→ **PROBLEM DETAILS**
Take the lines from the top down to and including the one with "from matplotlib.lines import Line2D" and repeat them exactly. Omit images.

++++++

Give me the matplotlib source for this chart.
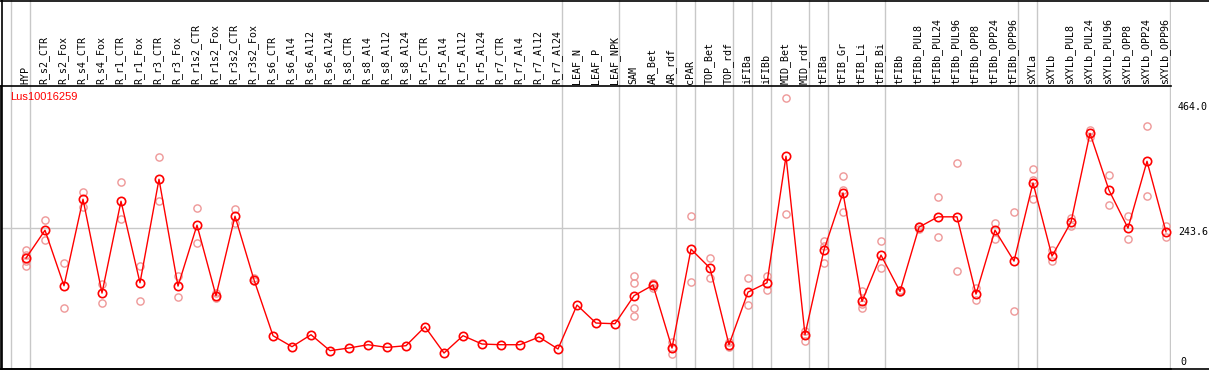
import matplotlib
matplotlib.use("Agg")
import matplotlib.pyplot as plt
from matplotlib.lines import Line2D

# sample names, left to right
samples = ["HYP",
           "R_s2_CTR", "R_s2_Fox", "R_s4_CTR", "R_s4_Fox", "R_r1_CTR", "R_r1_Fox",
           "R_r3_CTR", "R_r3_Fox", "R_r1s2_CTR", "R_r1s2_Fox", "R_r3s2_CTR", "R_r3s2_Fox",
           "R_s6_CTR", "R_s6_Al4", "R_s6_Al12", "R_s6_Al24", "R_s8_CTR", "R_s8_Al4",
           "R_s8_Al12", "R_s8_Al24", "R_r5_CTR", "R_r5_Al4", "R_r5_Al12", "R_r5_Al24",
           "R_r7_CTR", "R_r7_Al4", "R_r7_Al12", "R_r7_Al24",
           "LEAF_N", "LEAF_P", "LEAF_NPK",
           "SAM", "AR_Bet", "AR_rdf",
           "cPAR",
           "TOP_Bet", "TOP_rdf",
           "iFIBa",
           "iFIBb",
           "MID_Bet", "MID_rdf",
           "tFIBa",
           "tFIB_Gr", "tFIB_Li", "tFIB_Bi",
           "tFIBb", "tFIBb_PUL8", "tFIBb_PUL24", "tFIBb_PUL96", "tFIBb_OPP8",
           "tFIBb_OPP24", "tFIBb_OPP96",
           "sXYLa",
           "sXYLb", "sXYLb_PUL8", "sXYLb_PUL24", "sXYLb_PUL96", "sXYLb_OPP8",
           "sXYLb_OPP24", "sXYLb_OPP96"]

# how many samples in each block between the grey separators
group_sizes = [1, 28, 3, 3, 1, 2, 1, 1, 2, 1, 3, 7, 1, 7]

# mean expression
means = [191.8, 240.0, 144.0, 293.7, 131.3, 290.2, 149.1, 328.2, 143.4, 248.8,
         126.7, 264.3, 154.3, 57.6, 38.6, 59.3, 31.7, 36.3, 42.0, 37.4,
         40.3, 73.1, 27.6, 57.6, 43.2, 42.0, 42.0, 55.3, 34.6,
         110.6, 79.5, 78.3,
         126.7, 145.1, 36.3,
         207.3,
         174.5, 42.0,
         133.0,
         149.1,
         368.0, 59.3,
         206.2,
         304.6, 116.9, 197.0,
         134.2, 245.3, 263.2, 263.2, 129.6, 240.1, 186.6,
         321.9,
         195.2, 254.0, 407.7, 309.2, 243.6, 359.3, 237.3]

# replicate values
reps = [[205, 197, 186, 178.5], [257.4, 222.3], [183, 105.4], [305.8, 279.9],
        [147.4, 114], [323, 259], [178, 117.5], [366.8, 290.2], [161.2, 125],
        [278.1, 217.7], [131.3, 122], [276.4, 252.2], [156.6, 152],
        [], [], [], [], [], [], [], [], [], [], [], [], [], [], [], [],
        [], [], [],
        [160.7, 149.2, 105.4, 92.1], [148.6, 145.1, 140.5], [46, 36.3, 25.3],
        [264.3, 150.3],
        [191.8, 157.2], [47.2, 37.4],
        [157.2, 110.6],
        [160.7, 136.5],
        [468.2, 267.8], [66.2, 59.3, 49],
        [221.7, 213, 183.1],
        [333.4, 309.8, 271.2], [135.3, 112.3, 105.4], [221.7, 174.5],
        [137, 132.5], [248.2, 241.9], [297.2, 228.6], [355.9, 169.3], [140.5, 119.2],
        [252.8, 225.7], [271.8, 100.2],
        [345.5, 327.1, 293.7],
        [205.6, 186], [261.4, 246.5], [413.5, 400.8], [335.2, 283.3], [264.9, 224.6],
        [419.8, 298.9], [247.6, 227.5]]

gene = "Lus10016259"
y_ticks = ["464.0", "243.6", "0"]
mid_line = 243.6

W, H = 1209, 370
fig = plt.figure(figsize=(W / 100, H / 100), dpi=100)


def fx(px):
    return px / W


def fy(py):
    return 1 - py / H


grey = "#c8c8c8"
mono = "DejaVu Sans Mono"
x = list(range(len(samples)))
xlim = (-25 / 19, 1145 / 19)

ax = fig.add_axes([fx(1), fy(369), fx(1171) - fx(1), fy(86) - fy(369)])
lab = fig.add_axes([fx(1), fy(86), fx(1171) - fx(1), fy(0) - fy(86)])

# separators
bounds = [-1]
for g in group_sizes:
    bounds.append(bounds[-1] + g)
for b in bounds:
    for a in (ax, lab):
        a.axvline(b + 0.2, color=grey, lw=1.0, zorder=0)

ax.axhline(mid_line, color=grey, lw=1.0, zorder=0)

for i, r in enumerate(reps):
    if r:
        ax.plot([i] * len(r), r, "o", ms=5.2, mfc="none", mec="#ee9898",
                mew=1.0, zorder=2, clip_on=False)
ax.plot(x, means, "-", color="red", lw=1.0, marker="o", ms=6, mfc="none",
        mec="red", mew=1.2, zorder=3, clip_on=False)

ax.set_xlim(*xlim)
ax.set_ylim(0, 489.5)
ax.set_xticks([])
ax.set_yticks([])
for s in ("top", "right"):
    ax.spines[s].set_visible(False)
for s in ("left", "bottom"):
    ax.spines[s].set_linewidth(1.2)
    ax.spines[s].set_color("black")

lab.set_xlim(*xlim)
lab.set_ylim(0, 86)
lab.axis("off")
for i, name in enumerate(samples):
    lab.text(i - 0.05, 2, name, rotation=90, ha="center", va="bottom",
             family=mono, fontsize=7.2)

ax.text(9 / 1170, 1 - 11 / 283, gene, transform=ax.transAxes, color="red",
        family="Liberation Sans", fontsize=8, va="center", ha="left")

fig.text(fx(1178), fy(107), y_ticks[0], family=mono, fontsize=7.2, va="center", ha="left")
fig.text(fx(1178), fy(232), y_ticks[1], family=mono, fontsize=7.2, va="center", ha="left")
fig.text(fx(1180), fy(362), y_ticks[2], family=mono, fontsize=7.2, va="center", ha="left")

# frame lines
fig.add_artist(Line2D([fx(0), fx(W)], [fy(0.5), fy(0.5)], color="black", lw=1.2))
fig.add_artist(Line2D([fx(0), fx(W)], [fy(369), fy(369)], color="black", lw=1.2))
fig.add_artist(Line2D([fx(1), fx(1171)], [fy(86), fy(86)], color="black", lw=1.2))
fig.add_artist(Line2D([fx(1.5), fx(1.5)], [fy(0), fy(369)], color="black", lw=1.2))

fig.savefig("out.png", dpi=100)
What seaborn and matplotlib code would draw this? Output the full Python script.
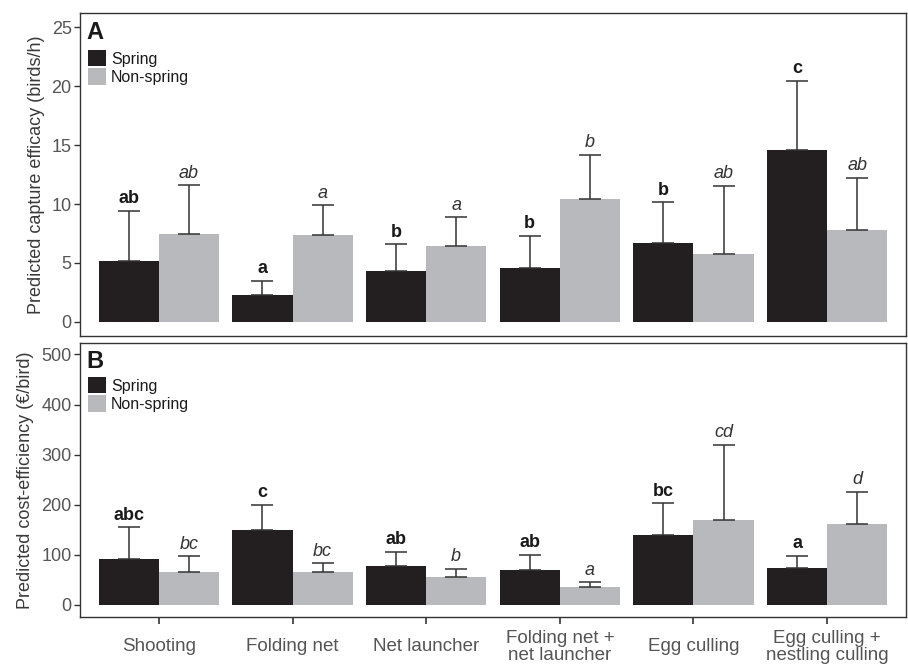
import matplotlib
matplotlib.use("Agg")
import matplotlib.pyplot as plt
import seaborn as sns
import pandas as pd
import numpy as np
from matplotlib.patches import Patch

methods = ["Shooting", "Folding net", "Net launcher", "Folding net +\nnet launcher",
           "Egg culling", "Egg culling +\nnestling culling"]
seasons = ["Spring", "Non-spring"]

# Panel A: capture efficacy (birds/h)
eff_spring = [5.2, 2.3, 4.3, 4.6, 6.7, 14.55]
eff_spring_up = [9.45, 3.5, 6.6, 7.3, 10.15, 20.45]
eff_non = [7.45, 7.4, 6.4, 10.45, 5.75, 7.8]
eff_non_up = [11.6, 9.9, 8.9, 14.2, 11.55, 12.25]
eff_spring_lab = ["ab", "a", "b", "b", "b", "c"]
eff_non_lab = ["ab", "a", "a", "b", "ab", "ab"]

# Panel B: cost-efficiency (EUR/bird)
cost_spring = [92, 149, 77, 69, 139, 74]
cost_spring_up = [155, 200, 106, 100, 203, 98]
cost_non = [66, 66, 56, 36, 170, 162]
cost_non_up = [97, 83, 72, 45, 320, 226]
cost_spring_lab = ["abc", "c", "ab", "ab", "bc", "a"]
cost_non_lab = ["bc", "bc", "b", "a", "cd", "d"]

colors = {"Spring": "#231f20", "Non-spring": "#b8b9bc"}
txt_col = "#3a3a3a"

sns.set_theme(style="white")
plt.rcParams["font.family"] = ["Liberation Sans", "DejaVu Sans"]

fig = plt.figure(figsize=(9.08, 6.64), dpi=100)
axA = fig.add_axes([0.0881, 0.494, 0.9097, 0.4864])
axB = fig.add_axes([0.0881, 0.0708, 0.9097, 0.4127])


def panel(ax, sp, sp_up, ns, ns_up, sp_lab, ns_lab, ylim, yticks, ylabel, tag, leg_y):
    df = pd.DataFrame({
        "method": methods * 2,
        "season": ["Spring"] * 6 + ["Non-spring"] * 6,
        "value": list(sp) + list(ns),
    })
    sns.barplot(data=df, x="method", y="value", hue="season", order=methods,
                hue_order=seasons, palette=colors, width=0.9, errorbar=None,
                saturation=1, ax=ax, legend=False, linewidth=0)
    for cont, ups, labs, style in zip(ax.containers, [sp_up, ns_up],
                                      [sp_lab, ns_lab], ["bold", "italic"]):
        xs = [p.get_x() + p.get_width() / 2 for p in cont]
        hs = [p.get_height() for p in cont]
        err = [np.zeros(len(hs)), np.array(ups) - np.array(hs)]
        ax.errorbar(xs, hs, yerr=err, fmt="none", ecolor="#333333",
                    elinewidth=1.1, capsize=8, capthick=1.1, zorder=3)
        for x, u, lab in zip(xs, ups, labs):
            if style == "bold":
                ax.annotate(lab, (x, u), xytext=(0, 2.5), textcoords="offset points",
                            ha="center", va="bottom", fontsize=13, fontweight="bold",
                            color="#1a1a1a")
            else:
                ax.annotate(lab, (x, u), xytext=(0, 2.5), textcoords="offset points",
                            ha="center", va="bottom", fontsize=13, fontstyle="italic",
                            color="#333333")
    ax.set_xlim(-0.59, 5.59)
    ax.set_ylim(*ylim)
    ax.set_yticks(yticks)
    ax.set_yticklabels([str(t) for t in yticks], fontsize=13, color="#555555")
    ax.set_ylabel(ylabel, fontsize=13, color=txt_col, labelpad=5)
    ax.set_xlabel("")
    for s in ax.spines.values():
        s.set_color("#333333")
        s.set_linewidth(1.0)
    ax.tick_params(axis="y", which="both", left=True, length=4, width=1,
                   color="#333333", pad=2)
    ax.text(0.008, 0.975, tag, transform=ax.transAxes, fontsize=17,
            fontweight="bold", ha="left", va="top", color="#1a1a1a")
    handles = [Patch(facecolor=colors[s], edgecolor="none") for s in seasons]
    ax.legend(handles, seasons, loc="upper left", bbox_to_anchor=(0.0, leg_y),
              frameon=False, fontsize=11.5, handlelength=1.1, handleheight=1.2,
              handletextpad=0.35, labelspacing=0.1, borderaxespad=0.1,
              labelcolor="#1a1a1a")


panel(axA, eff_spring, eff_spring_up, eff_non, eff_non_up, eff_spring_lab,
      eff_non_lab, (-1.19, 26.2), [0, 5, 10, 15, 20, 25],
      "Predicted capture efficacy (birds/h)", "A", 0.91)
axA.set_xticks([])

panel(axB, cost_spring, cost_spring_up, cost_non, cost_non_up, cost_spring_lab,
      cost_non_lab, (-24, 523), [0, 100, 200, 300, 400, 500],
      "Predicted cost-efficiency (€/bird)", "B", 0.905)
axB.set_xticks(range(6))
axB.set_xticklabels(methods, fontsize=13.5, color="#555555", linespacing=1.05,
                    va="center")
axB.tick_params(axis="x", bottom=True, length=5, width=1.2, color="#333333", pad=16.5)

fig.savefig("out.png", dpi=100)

++++++

→ **FINISHED EXERCISE**
Give me the matplotlib source for this chart.
import matplotlib
matplotlib.use("Agg")
import matplotlib.pyplot as plt
from matplotlib.lines import Line2D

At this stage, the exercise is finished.